*Given data:*
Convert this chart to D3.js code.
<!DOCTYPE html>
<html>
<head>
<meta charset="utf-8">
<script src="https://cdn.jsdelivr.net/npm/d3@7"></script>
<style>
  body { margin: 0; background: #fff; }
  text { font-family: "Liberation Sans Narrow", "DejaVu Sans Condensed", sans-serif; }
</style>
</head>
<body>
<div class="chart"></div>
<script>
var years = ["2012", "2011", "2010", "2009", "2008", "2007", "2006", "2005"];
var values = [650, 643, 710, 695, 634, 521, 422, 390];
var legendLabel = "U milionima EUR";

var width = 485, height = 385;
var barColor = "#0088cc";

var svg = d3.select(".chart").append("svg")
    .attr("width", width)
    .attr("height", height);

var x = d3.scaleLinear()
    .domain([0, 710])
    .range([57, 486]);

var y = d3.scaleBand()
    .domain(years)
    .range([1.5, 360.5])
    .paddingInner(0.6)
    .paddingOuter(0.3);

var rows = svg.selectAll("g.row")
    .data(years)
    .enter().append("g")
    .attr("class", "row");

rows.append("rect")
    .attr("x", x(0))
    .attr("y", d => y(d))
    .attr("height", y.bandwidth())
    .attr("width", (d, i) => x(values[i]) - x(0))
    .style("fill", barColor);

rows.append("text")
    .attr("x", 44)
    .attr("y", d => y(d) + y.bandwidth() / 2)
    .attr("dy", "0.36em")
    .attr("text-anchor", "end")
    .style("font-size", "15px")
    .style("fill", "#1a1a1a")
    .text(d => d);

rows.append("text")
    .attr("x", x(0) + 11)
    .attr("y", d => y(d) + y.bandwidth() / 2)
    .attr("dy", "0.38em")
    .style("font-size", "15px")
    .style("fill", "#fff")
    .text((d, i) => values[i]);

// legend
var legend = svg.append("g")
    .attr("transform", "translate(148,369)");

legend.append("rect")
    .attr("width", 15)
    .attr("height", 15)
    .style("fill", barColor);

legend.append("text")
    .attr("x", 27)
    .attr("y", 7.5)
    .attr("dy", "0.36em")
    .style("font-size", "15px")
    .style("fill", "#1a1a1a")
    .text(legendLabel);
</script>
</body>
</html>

==

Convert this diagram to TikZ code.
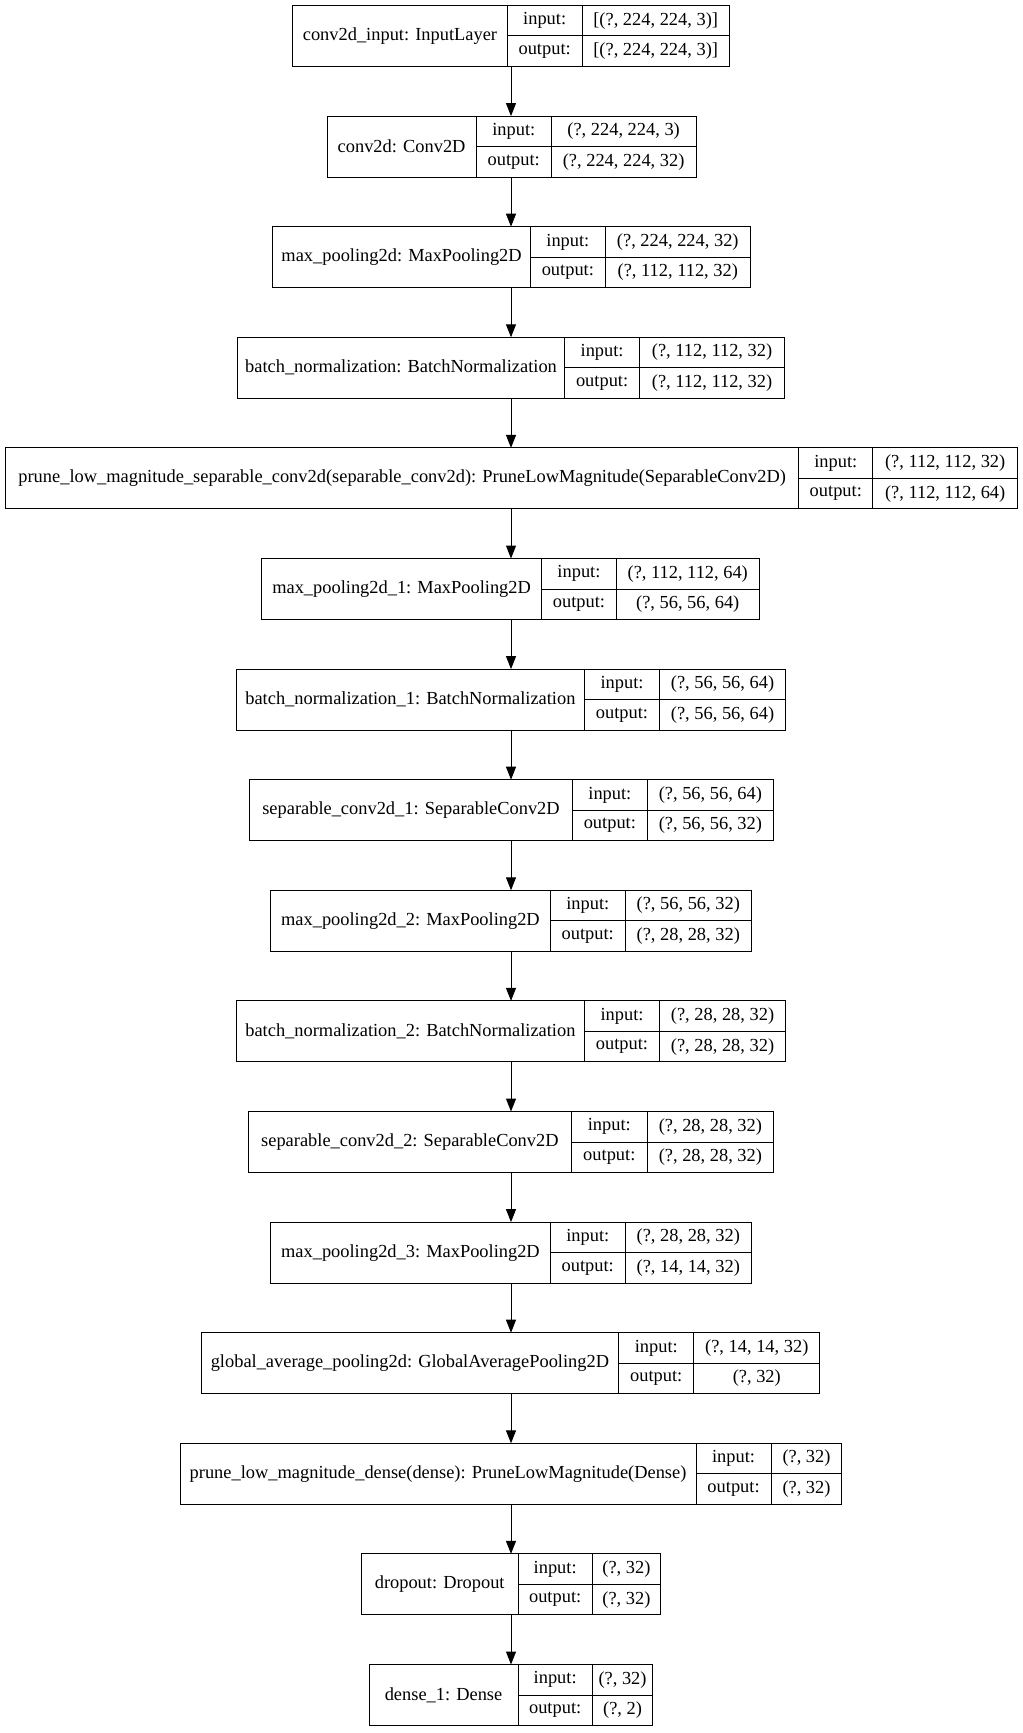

*What you will do:* Among the lines above, count those containing the word "code" and give nothing but the result.

*Written solution:* 2